WHAT IS ASKED: Seek out every line containing the word "chart", and copy each.

THE INPUT:
··········

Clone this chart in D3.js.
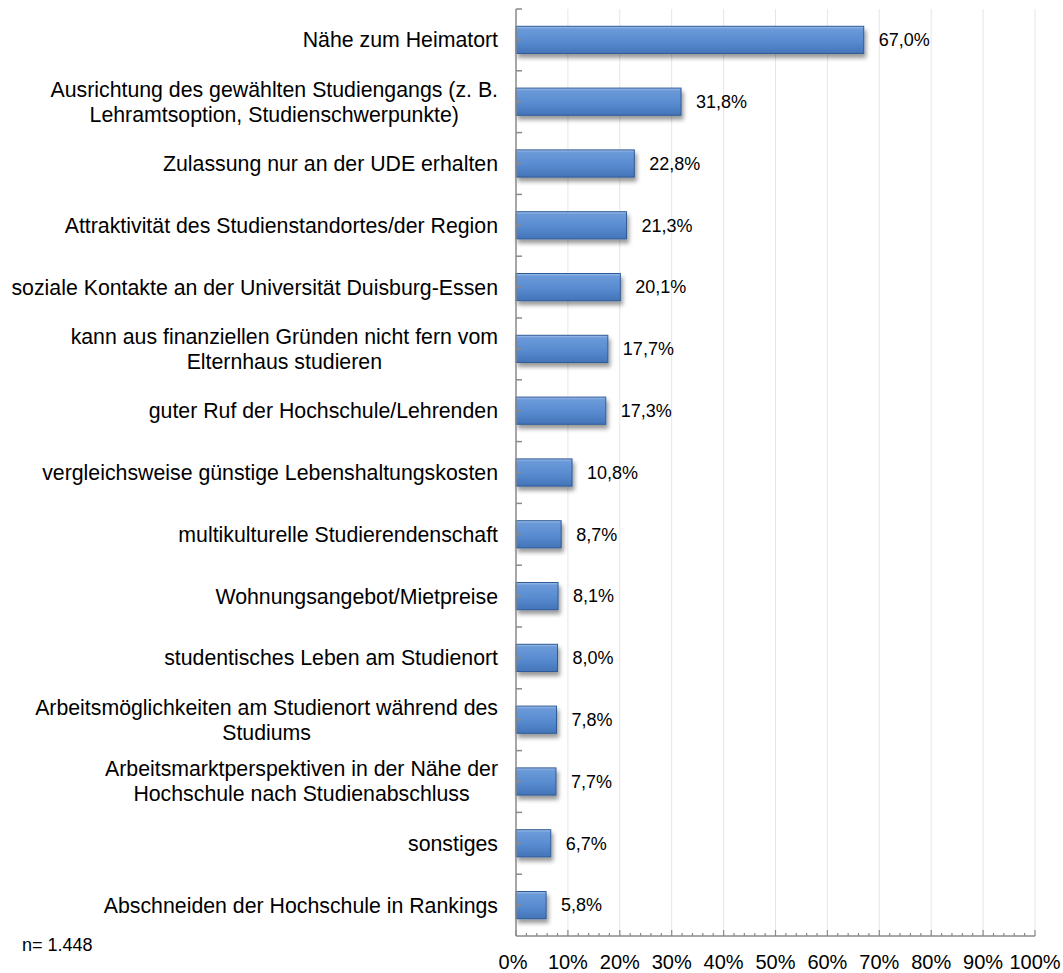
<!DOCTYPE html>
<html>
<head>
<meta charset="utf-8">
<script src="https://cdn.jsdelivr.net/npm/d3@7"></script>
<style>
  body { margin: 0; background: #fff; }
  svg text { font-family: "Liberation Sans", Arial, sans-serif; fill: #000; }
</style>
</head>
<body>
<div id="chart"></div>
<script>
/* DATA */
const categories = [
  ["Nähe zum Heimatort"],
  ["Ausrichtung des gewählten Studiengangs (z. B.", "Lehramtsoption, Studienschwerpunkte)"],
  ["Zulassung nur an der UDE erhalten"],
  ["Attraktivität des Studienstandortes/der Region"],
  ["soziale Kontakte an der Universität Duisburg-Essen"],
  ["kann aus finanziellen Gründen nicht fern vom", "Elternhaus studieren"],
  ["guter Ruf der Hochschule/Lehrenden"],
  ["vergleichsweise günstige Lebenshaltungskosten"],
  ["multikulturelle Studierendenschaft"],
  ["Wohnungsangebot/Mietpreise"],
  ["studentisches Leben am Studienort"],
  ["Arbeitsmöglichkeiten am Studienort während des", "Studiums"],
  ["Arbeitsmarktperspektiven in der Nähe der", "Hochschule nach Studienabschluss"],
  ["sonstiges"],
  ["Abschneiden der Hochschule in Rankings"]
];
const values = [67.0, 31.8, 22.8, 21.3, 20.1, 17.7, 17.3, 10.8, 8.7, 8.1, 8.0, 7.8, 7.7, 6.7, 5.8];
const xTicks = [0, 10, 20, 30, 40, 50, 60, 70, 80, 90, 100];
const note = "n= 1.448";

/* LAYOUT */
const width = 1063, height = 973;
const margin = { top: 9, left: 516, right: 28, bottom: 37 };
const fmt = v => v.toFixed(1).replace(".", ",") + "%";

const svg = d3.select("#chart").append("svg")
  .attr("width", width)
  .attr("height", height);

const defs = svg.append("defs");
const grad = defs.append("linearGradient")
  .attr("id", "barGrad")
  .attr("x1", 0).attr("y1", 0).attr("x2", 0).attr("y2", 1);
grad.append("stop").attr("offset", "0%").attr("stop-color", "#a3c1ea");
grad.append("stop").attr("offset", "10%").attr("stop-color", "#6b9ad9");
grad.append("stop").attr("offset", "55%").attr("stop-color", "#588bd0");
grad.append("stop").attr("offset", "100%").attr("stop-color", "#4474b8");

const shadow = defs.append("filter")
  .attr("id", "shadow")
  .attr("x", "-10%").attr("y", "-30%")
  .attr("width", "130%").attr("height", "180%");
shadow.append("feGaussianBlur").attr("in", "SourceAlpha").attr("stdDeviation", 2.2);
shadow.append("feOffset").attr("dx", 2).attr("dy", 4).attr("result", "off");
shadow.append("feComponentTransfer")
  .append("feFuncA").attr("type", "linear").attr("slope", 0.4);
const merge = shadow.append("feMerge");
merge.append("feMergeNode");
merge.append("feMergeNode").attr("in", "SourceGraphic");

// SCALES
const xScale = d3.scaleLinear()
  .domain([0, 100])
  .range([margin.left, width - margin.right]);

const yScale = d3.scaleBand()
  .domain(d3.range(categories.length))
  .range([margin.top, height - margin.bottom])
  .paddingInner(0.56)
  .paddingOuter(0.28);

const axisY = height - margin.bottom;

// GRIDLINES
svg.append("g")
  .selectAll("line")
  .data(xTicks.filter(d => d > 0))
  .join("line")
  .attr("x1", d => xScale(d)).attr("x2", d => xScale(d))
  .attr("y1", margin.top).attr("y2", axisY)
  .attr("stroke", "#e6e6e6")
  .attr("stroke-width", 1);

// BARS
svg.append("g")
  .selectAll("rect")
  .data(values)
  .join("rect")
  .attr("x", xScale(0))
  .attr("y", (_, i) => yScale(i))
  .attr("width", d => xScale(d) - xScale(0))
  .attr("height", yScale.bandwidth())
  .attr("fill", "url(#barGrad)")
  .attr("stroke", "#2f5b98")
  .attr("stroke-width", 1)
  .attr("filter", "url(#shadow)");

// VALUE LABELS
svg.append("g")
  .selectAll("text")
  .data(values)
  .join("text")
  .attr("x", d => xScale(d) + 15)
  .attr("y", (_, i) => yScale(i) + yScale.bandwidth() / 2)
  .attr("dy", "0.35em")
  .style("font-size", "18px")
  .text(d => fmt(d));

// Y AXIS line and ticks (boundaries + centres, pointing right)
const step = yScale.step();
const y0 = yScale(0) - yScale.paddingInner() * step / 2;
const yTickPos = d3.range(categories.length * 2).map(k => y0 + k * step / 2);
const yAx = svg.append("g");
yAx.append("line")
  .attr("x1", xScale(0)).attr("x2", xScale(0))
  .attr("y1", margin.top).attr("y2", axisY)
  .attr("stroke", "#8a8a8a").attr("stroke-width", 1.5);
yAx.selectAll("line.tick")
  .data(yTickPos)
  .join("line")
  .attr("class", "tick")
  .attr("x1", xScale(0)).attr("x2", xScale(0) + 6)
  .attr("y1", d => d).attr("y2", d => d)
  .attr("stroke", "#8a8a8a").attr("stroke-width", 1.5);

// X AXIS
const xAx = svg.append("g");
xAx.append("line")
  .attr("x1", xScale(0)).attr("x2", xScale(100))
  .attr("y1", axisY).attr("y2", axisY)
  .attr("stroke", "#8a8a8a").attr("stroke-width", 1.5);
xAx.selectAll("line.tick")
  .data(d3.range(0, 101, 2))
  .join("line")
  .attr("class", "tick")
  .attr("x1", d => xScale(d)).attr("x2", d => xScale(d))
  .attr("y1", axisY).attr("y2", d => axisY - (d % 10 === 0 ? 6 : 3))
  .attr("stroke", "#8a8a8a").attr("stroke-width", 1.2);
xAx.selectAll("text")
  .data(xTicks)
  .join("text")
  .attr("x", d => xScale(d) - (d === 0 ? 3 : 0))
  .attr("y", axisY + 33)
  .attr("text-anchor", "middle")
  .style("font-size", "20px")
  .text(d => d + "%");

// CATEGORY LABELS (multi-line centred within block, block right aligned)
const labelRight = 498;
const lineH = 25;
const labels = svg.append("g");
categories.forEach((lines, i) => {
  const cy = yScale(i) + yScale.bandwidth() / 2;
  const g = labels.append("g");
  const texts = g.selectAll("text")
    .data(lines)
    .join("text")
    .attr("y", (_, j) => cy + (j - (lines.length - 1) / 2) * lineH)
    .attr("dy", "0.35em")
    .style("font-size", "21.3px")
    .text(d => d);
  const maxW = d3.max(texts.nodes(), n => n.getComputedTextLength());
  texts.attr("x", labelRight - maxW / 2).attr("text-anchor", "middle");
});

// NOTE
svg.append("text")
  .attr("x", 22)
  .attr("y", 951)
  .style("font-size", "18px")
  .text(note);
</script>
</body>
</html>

··········

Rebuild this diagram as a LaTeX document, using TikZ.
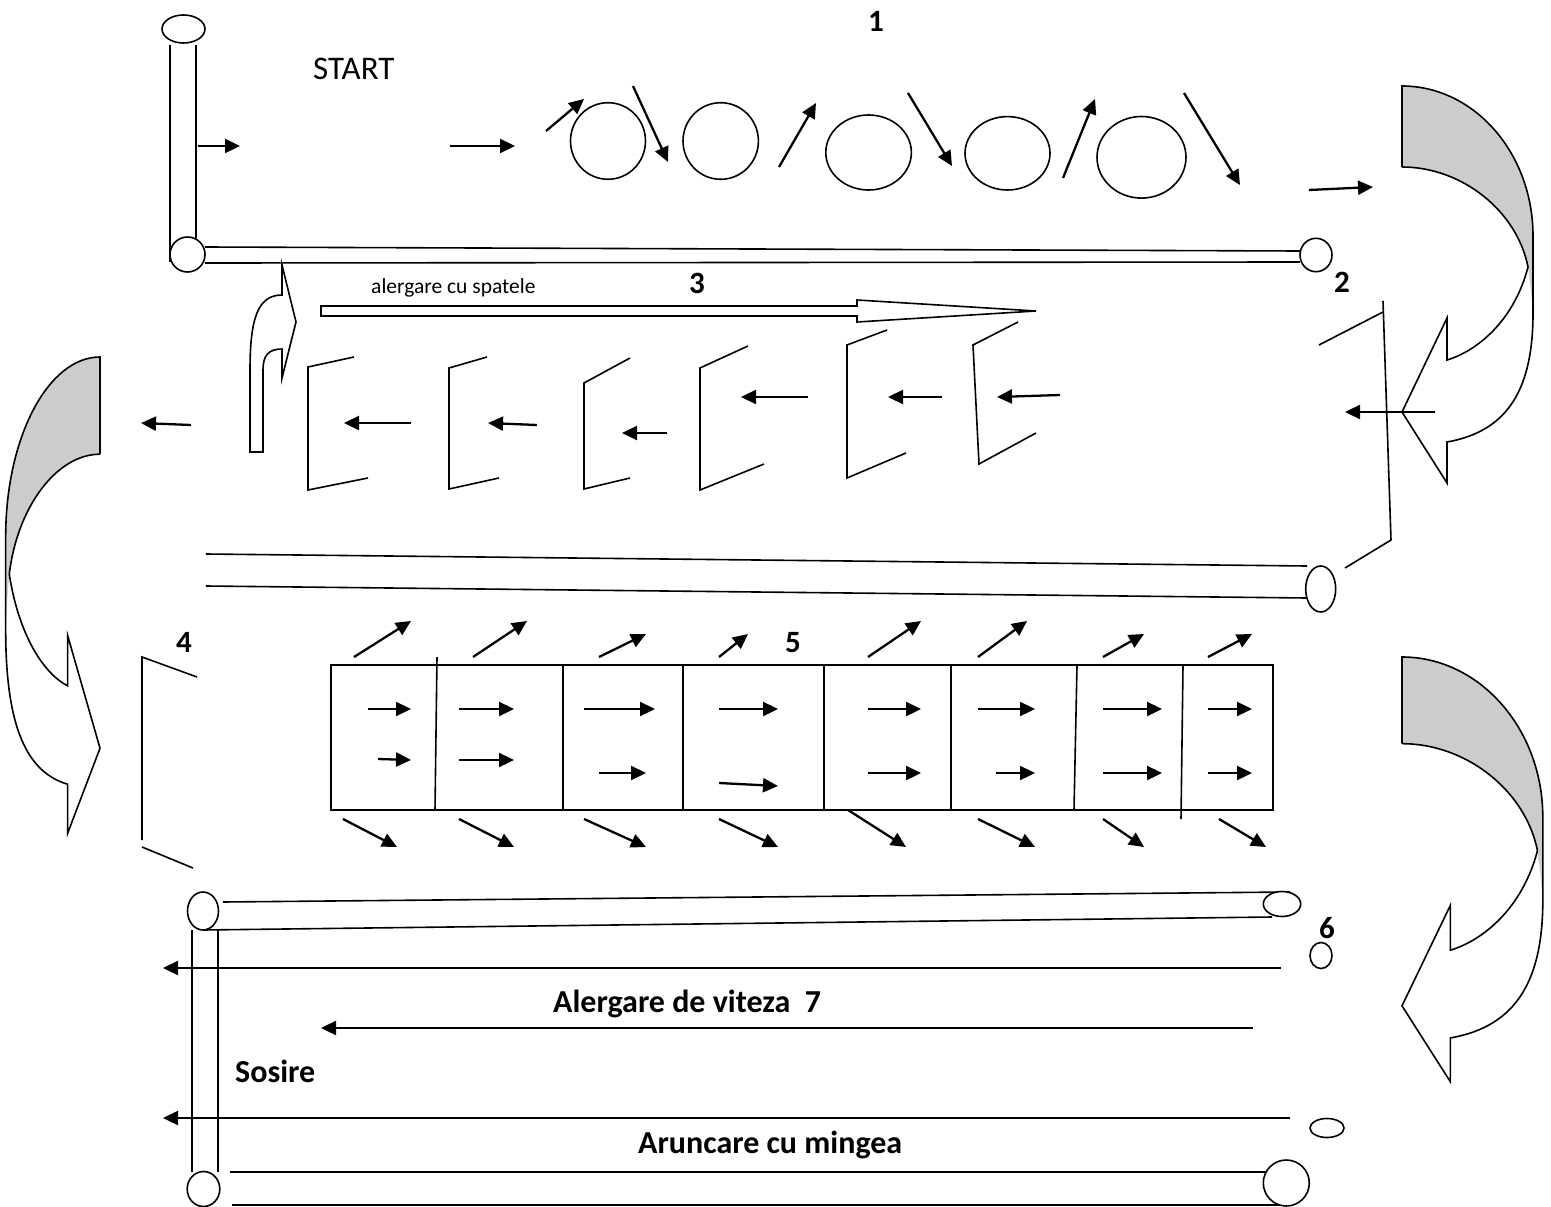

··········

SOLUTION FOR THIS EXERCISE:
Clone this chart in D3.js.
<div id="chart"></div>
const svg = d3.select("#chart").append("svg")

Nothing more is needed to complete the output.